CMG: What was your first street circuit race? What about that race made you decide this was what you wanted to do?
Kruger: Alma, back in the 1990s, was a street circuit in Northern Quebec.  I loved the fact that it was so dangerous, the streets were dirty, there were curbs, statues and buildings everywhere.  Much of the grid complained about the lack of safety but for me, it leveled the playing field as the size of your team or set-up of your bike were secondary.  It was all about having big balls.  It also opened my eyes to the impact the fans have in a race weekend.  In Alma, they were all lined up along the side of the road and leaning out of windows screaming and cheering.  I felt alive and realized that I quite enjoyed that.  After Alma, I always knew if I had the chance, that was the type of racing I wanted to do.

When Kruger, #31, decided to make international street circuit racing a priority, the Macau GP was the goal.

CMG: You’ve raced on public roads in many places now, including Canada, Finland, the Isle of Man, Macau. What’s your favourite street circuit race?
Kruger: I like many of them but my favorite would be the Northwest 200 in Northern Ireland.  Top speeds of over 200 mph and a mass start with three waves of racers.  More than 150,000 spectators line the streets and grandstand and we race in rain and heavy winds. It is intense. The race is along the coast and is really cool since there is a cliff and then parts of it right next to the sea.  The locals are really friendly and knowledgeable.  They would do anything for you, as motorbike racers literally have celebrity status over there.

CMG: What races do you have positively lined up this year, and are there any others you’d like to do?
Kruger: I am doing the Speed Hero China Super Bike Championship along with a few IRRC street races in Europe.  It is tough to confirm the actual races at this moment but there will be a few of those and one or two rounds of the EWC, including the Sepang round in December.  I am doing some testing and also a little bit of rider training, so I am getting busier with both of those things, and see both continuing on when I do finally call it time with the racing. I will keep everyone posted as each additional race is confirmed.

Dan’s a Kawasaki man these days, but he occasionally races other bikes when he’s not in the China Super Bike series.

CMG: Regarding your track racing: What’s it like to race in the China Super Bike series? What are the fans like, and what are the tracks like?
Kruger: It has been great racing over there.  I have seen motorsports really take off in China, and it is great to be part of it all, since it is growing quickly.  The fans are amazing.  They weren’t sure at the beginning, since I was not a local rider, but since the championship has grown and has many international riders, many of them support me at the races and come out to the Hong Kong bike show to see me.  The circuits are similar to the UK. There are one or two really fast circuits where F1 and Lemans cars race and they’re world-class facilities.  There are also quite a few tracks that are smaller (more like St.
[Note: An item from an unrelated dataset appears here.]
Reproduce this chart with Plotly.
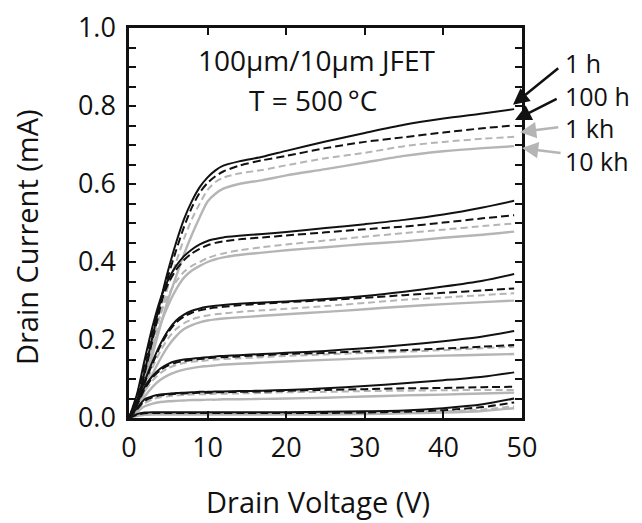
import plotly.graph_objects as go

# Drain voltage sample points (V)
vd = [0, 1, 2, 3, 4, 5, 6, 7, 8, 9, 10, 11, 12, 14, 17, 20, 25, 30, 35, 40, 45, 49]

# Drain current (mA): 6 gate-bias curves per aging time
i_1h = [
    [0, 0.04, 0.12, 0.21, 0.30, 0.38, 0.45, 0.51, 0.556, 0.592, 0.617, 0.635, 0.647, 0.658, 0.670, 0.685, 0.709, 0.731, 0.752, 0.768, 0.781, 0.792],
    [0, 0.06, 0.15, 0.235, 0.305, 0.355, 0.39, 0.415, 0.432, 0.445, 0.454, 0.459, 0.463, 0.467, 0.472, 0.477, 0.487, 0.497, 0.508, 0.522, 0.54, 0.557],
    [0, 0.045, 0.095, 0.145, 0.19, 0.225, 0.25, 0.265, 0.275, 0.281, 0.285, 0.288, 0.29, 0.293, 0.296, 0.299, 0.305, 0.313, 0.324, 0.337, 0.352, 0.369],
    [0, 0.035, 0.08, 0.108, 0.127, 0.139, 0.146, 0.15, 0.152, 0.154, 0.156, 0.158, 0.159, 0.161, 0.164, 0.167, 0.172, 0.179, 0.187, 0.197, 0.209, 0.223],
    [0, 0.025, 0.048, 0.056, 0.06, 0.062, 0.064, 0.065, 0.066, 0.067, 0.067, 0.068, 0.068, 0.069, 0.07, 0.072, 0.076, 0.082, 0.089, 0.097, 0.106, 0.117],
    [0, 0.01, 0.014, 0.015, 0.015, 0.015, 0.015, 0.015, 0.015, 0.015, 0.015, 0.015, 0.015, 0.015, 0.015, 0.015, 0.016, 0.017, 0.019, 0.025, 0.035, 0.05],
]
i_100h = [
    [0, 0.038, 0.115, 0.2, 0.285, 0.365, 0.43, 0.49, 0.54, 0.578, 0.603, 0.62, 0.632, 0.647, 0.661, 0.672, 0.692, 0.708, 0.72, 0.732, 0.743, 0.75],
    [0, 0.055, 0.14, 0.225, 0.295, 0.345, 0.38, 0.405, 0.422, 0.434, 0.443, 0.449, 0.453, 0.458, 0.463, 0.468, 0.476, 0.484, 0.491, 0.501, 0.512, 0.52],
    [0, 0.042, 0.09, 0.14, 0.185, 0.22, 0.245, 0.26, 0.27, 0.276, 0.28, 0.283, 0.285, 0.289, 0.293, 0.297, 0.302, 0.308, 0.315, 0.321, 0.327, 0.332],
    [0, 0.032, 0.075, 0.104, 0.123, 0.135, 0.142, 0.146, 0.149, 0.151, 0.153, 0.155, 0.156, 0.158, 0.161, 0.164, 0.167, 0.171, 0.174, 0.178, 0.183, 0.187],
    [0, 0.022, 0.044, 0.053, 0.058, 0.06, 0.062, 0.063, 0.064, 0.065, 0.065, 0.066, 0.066, 0.067, 0.068, 0.07, 0.072, 0.074, 0.076, 0.077, 0.079, 0.08],
    [0, 0.008, 0.012, 0.013, 0.013, 0.013, 0.013, 0.013, 0.013, 0.013, 0.013, 0.013, 0.013, 0.013, 0.013, 0.013, 0.013, 0.014, 0.016, 0.02, 0.028, 0.04],
]
i_1kh = [
    [0, 0.035, 0.105, 0.185, 0.265, 0.34, 0.40, 0.46, 0.51, 0.55, 0.585, 0.605, 0.616, 0.627, 0.636, 0.648, 0.666, 0.68, 0.697, 0.708, 0.716, 0.721],
    [0, 0.05, 0.125, 0.2, 0.265, 0.315, 0.35, 0.375, 0.39, 0.40, 0.41, 0.417, 0.422, 0.43, 0.438, 0.445, 0.455, 0.465, 0.474, 0.483, 0.492, 0.499],
    [0, 0.038, 0.083, 0.13, 0.172, 0.205, 0.228, 0.243, 0.253, 0.259, 0.263, 0.266, 0.268, 0.272, 0.276, 0.28, 0.287, 0.295, 0.303, 0.309, 0.315, 0.32],
    [0, 0.028, 0.068, 0.096, 0.115, 0.128, 0.136, 0.141, 0.144, 0.146, 0.148, 0.15, 0.151, 0.153, 0.156, 0.159, 0.163, 0.167, 0.17, 0.174, 0.179, 0.183],
    [0, 0.02, 0.038, 0.048, 0.053, 0.056, 0.058, 0.059, 0.06, 0.061, 0.061, 0.062, 0.062, 0.063, 0.064, 0.066, 0.067, 0.069, 0.07, 0.071, 0.072, 0.072],
    [0, 0.007, 0.01, 0.011, 0.011, 0.011, 0.011, 0.011, 0.011, 0.011, 0.011, 0.011, 0.011, 0.011, 0.011, 0.011, 0.011, 0.012, 0.014, 0.017, 0.022, 0.03],
]
i_10kh = [
    [0, 0.03, 0.09, 0.163, 0.237, 0.305, 0.363, 0.42, 0.47, 0.515, 0.555, 0.575, 0.588, 0.600, 0.610, 0.622, 0.638, 0.655, 0.672, 0.684, 0.692, 0.697],
    [0, 0.04, 0.105, 0.175, 0.24, 0.29, 0.33, 0.36, 0.378, 0.39, 0.4, 0.407, 0.412, 0.418, 0.424, 0.43, 0.438, 0.446, 0.453, 0.462, 0.47, 0.478],
    [0, 0.03, 0.07, 0.113, 0.152, 0.185, 0.21, 0.228, 0.238, 0.245, 0.25, 0.253, 0.255, 0.258, 0.262, 0.266, 0.272, 0.279, 0.286, 0.292, 0.297, 0.301],
    [0, 0.022, 0.055, 0.08, 0.098, 0.11, 0.118, 0.124, 0.128, 0.131, 0.133, 0.135, 0.137, 0.139, 0.142, 0.145, 0.149, 0.153, 0.157, 0.16, 0.162, 0.164],
    [0, 0.015, 0.03, 0.037, 0.041, 0.043, 0.044, 0.045, 0.046, 0.046, 0.047, 0.047, 0.048, 0.048, 0.049, 0.05, 0.052, 0.055, 0.058, 0.06, 0.063, 0.065],
    [0, 0.005, 0.008, 0.009, 0.009, 0.009, 0.009, 0.009, 0.009, 0.009, 0.009, 0.009, 0.009, 0.009, 0.009, 0.009, 0.009, 0.01, 0.012, 0.014, 0.018, 0.025],
]

series_labels = ["1 h", "100 h", "1 kh", "10 kh"]
x_ticks = [0, 10, 20, 30, 40, 50]
y_ticks = [0.0, 0.2, 0.4, 0.6, 0.8, 1.0]

BLACK = "#111111"
GRAY = "#b5b5b5"
FONT = "Open Sans"
FS = 27

styles = {
    "10 kh": dict(color=GRAY, width=2.4, dash="solid"),
    "1 kh": dict(color=GRAY, width=2.0, dash="7px,4px"),
    "100 h": dict(color=BLACK, width=2.0, dash="8px,4px"),
    "1 h": dict(color=BLACK, width=2.0, dash="solid"),
}
data_by_label = {"1 h": i_1h, "100 h": i_100h, "1 kh": i_1kh, "10 kh": i_10kh}

fig = go.Figure()
for lab in ["10 kh", "1 kh", "100 h", "1 h"]:
    for curve in data_by_label[lab]:
        fig.add_trace(go.Scatter(
            x=vd, y=curve, mode="lines",
            line=dict(shape="spline", smoothing=0.7, **styles[lab]),
            showlegend=False, hoverinfo="skip",
        ))

# arrows (heads at curve ends, tails beyond plot on the right)
arrow_specs = [
    (BLACK, 48.85, 0.803, 54.8, 0.90),
    (BLACK, 49.1, 0.764, 54.6, 0.82),
    (GRAY, 49.75, 0.733, 54.8, 0.746),
    (GRAY, 50.0, 0.692, 55.1, 0.679),
]
for col, hx, hy, tx, ty in arrow_specs:
    fig.add_annotation(x=hx, y=hy, ax=tx, ay=ty, xref="x", yref="y", axref="x", ayref="y",
                       showarrow=True, arrowhead=2, arrowsize=1.3, arrowwidth=2.5,
                       arrowcolor=col, text="")

# stacked aging-time labels as one text block
fig.add_annotation(x=1.108, y=0.785, xref="paper", yref="paper",
                   text="<br>".join(series_labels), showarrow=False,
                   xanchor="left", yanchor="middle", align="left", borderpad=0,
                   font=dict(family=FONT, size=25, color="#111111"))

fig.add_annotation(x=0.478, y=0.918, xref="paper", yref="paper", text="100\u03bcm/10\u03bcm JFET",
                   showarrow=False, xanchor="center", yanchor="middle",
                   font=dict(family=FONT, size=28, color="#111111"))
fig.add_annotation(x=0.468, y=0.815, xref="paper", yref="paper", text="T = 500\u2009\u00b0C",
                   showarrow=False, xanchor="center", yanchor="middle",
                   font=dict(family=FONT, size=28, color="#111111"))

# axis titles
fig.add_annotation(x=0.48, y=-0.213, xref="paper", yref="paper", text="Drain Voltage (V)",
                   showarrow=False, xanchor="center", yanchor="middle",
                   font=dict(family=FONT, size=29, color="#111111"))
fig.add_annotation(x=-0.262, y=0.464, xref="paper", yref="paper", text="Drain Current (mA)",
                   showarrow=False, textangle=-90, xanchor="center", yanchor="middle",
                   font=dict(family=FONT, size=29, color="#111111"))

fig.update_layout(
    width=634, height=515,
    margin=dict(l=121, r=120, t=20, b=105, autoexpand=False),
    paper_bgcolor="white", plot_bgcolor="white",
    font=dict(family=FONT, size=FS, color="#111111"),
    showlegend=False,
)
fig.update_xaxes(
    range=[0, 50], tickvals=x_ticks, ticktext=[str(v) for v in x_ticks],
    ticks="inside", ticklen=7, tickwidth=1.5, tickcolor="#111111",
    showline=True, linecolor="#111111", linewidth=2.5, mirror="ticks",
    showgrid=False, zeroline=False, ticklabelstandoff=4,
)
fig.update_yaxes(
    range=[0, 1.0], tickvals=y_ticks, ticktext=["%.1f" % v for v in y_ticks],
    ticks="inside", ticklen=7, tickwidth=1.5, tickcolor="#111111",
    minor=dict(dtick=0.05, ticks="inside", ticklen=7, tickwidth=1.5, tickcolor="#111111"),
    showline=True, linecolor="#111111", linewidth=2.5, mirror="ticks",
    showgrid=False, zeroline=False, ticklabelstandoff=5,
)

fig.write_html("out.html")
Eustache) scattered throughout the country, with more opening each year.

CMG: How strong is the roadracing scene in China compared to North America these days?
Kruger: Over the past 2-3 years, it is really strong.  Sometimes, Moto 2 riders have come over and used it as a warmup, along with former World Superbike riders and regulars from the All Japan Superbike Championship along with the FIM Asia Grand Prix Championship.  It is still developing, but growing quickly and they’re really promoting the events with live television throughout China and on CCTV5 which is even available in North America.  It is not uncommon to have 20,000 or more spectators in a day.

Kruger, seen here with his children, figures he’s done with the Isle of Man TT at this point, as he can’t devote the time and attention needed to succeed at the race.

CMG: Do you ever foresee a return to the Isle of Man?
Kruger: Not likely.  It is one of those places that requires 100 per cent commitment and not just for the two weeks you are there.  It is a full-time job to race the TT and I simply don’t have that type of commitment to one event at this stage of my life.  It is an amazing event and I wish I had gone over there earlier in my career.

CMG: What would it take to get you back into a Canadian race team?
Kruger: Ha Ha,   Easy one… A street  circuit!